By: Business World
Tight consumer spending, faster e-commerce growth and the need for fast and reliable delivery amid a coronavirus pandemic has forced Philippine retailers to adapt and innovate, according to consulting firm Bain & Company.
Philippine retailers should work on social commerce and digital marketing to take advantage of such radical changes or so-called digital disruptions, Derek Keswakaroon, a partner at Bain & Company Bangkok, said in an e-mailed reply to questions.
But while technology is critical, it is not the be-all and end-all, he said. “It is important to recognize that while digital and technology will be a key driving force toward the future of retail, technology in itself is insufficient.”
He said Filipino retailers should reinvent their value proposition to put customer needs at the center of their operations.
“That might involve putting ultra-convenience at the heart of their offering in response to denser urbanization and the rise of time-poor dual-income households,” Bain & Company said in a report discussing the future of retail in the Asia-Pacific region.
Mr.
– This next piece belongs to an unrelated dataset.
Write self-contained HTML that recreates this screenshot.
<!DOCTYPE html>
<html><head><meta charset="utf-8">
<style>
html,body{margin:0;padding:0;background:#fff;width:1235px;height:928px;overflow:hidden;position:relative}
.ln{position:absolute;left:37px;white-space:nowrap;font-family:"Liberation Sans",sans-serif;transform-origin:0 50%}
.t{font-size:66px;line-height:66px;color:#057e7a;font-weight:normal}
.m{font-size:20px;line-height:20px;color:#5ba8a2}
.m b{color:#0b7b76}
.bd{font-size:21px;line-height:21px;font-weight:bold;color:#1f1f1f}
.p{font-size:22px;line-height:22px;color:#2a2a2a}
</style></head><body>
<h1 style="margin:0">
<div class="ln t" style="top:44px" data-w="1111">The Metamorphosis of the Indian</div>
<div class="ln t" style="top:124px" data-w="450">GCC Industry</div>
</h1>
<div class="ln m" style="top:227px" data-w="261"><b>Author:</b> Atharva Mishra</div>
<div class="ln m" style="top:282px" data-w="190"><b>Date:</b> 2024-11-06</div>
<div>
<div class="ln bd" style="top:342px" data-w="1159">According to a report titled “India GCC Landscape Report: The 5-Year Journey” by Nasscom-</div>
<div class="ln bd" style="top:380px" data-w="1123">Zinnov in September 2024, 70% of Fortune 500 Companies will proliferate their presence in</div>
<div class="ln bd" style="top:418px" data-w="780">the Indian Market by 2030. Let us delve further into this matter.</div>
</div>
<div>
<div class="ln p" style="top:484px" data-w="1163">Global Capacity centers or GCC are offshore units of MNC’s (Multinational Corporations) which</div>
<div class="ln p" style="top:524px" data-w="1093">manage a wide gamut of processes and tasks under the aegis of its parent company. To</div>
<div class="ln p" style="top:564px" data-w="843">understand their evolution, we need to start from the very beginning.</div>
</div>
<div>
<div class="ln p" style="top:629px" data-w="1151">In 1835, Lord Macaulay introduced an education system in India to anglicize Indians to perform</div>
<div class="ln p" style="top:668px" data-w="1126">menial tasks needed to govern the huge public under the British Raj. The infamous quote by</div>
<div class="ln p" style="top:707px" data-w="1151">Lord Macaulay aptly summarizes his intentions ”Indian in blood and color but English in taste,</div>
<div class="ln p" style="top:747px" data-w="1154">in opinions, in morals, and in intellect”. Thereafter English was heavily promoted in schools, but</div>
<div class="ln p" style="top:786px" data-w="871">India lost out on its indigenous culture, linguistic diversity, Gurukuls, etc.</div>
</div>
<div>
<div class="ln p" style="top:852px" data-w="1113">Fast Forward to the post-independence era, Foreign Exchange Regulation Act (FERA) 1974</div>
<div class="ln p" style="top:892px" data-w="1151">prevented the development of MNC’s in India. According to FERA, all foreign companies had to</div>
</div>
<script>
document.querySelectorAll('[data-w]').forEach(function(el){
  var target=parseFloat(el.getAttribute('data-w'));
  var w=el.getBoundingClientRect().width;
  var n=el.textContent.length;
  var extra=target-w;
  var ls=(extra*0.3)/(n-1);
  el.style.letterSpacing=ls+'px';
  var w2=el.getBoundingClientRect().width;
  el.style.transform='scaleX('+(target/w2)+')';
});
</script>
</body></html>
Keswakaroon said there would still be brick-and-mortar stores, but retailers should strengthen their assets and operations for the future.
“There is still a compelling role that physical stores can play,” he said. “The importance is taking a future back approach to optimally resize and respace the store network, and plan for the next generation of store formats, reflecting the changing role of stores,” he added.
In the report, Bain & Company said the Philippine retail industry barely experiences radical digital innovations and has a market that is less mature than in developed economies such as South Korea and Australia.